§ GIVEN REQUEST:
Reproduce all the lines below exactly and omit the images.

§ PROVIDED DATA:

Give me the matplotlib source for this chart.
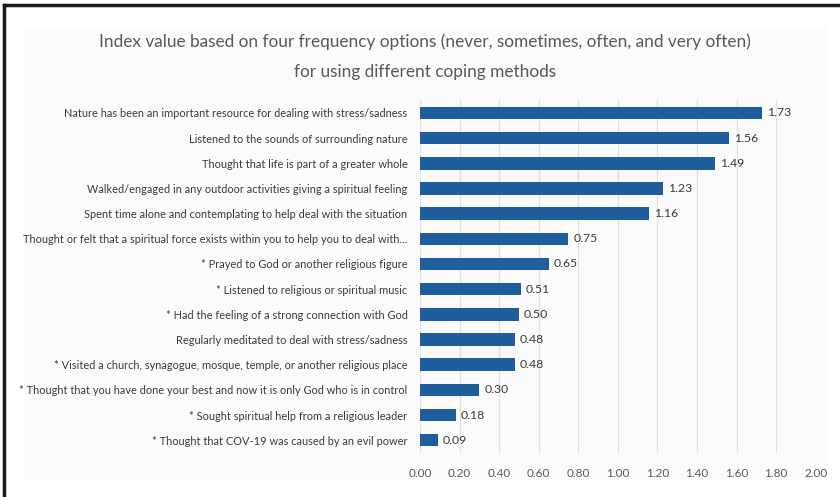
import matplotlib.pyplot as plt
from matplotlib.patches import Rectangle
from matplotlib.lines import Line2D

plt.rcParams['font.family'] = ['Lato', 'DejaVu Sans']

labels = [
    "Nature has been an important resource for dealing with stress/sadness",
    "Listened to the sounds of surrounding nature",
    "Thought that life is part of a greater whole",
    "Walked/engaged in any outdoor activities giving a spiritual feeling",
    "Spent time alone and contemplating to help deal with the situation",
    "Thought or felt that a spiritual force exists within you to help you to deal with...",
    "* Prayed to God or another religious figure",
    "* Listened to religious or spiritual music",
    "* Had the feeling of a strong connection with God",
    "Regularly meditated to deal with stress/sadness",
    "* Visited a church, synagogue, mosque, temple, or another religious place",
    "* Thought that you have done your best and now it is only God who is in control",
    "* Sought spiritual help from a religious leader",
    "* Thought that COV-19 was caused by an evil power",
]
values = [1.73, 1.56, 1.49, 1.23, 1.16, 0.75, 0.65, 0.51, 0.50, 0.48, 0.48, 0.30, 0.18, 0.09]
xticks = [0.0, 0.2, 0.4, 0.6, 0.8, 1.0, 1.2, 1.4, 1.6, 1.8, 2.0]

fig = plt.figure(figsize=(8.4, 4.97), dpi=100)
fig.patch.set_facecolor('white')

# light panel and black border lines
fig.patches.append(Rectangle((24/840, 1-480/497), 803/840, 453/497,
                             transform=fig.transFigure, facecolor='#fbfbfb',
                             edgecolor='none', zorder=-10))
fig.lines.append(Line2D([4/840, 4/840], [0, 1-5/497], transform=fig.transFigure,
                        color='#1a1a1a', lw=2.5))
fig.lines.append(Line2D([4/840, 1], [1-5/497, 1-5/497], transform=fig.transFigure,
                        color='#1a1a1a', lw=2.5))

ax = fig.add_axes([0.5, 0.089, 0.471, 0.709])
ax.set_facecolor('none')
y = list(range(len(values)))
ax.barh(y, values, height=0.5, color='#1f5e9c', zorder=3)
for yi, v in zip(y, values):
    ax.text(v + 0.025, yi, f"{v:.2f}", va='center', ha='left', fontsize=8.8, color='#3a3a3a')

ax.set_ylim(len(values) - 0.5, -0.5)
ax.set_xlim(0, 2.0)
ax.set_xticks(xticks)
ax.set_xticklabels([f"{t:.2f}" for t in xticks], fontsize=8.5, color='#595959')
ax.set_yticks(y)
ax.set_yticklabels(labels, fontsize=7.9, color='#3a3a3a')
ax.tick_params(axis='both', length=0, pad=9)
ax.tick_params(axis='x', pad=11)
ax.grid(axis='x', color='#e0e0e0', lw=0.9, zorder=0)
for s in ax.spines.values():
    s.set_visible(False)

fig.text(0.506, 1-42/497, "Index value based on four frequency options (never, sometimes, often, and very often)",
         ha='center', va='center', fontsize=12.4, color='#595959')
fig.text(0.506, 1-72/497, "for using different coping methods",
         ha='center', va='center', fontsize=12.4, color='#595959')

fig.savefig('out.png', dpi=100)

§ THE RESULT:
Give me the matplotlib source for this chart.
import matplotlib.pyplot as plt
from matplotlib.patches import Rectangle
from matplotlib.lines import Line2D

plt.rcParams['font.family'] = ['Lato', 'DejaVu Sans']

labels = [
    "Nature has been an important resource for dealing with stress/sadness",
    "Listened to the sounds of surrounding nature",
    "Thought that life is part of a greater whole",
    "Walked/engaged in any outdoor activities giving a spiritual feeling",
    "Spent time alone and contemplating to help deal with the situation",
    "Thought or felt that a spiritual force exists within you to help you to deal with...",
    "* Prayed to God or another religious figure",
    "* Listened to religious or spiritual music",
    "* Had the feeling of a strong connection with God",
    "Regularly meditated to deal with stress/sadness",
    "* Visited a church, synagogue, mosque, temple, or another religious place",
    "* Thought that you have done your best and now it is only God who is in control",
    "* Sought spiritual help from a religious leader",
    "* Thought that COV-19 was caused by an evil power",
]
values = [1.73, 1.56, 1.49, 1.23, 1.16, 0.75, 0.65, 0.51, 0.50, 0.48, 0.48, 0.30, 0.18, 0.09]
xticks = [0.0, 0.2, 0.4, 0.6, 0.8, 1.0, 1.2, 1.4, 1.6, 1.8, 2.0]

fig = plt.figure(figsize=(8.4, 4.97), dpi=100)
fig.patch.set_facecolor('white')

# light panel and black border lines
fig.patches.append(Rectangle((24/840, 1-480/497), 803/840, 453/497,
                             transform=fig.transFigure, facecolor='#fbfbfb',
                             edgecolor='none', zorder=-10))
fig.lines.append(Line2D([4/840, 4/840], [0, 1-5/497], transform=fig.transFigure,
                        color='#1a1a1a', lw=2.5))
fig.lines.append(Line2D([4/840, 1], [1-5/497, 1-5/497], transform=fig.transFigure,
                        color='#1a1a1a', lw=2.5))

ax = fig.add_axes([0.5, 0.089, 0.471, 0.709])
ax.set_facecolor('none')
y = list(range(len(values)))
ax.barh(y, values, height=0.5, color='#1f5e9c', zorder=3)
for yi, v in zip(y, values):
    ax.text(v + 0.025, yi, f"{v:.2f}", va='center', ha='left', fontsize=8.8, color='#3a3a3a')

ax.set_ylim(len(values) - 0.5, -0.5)
ax.set_xlim(0, 2.0)
ax.set_xticks(xticks)
ax.set_xticklabels([f"{t:.2f}" for t in xticks], fontsize=8.5, color='#595959')
ax.set_yticks(y)
ax.set_yticklabels(labels, fontsize=7.9, color='#3a3a3a')
ax.tick_params(axis='both', length=0, pad=9)
ax.tick_params(axis='x', pad=11)
ax.grid(axis='x', color='#e0e0e0', lw=0.9, zorder=0)
for s in ax.spines.values():
    s.set_visible(False)

fig.text(0.506, 1-42/497, "Index value based on four frequency options (never, sometimes, often, and very often)",
         ha='center', va='center', fontsize=12.4, color='#595959')
fig.text(0.506, 1-72/497, "for using different coping methods",
         ha='center', va='center', fontsize=12.4, color='#595959')

fig.savefig('out.png', dpi=100)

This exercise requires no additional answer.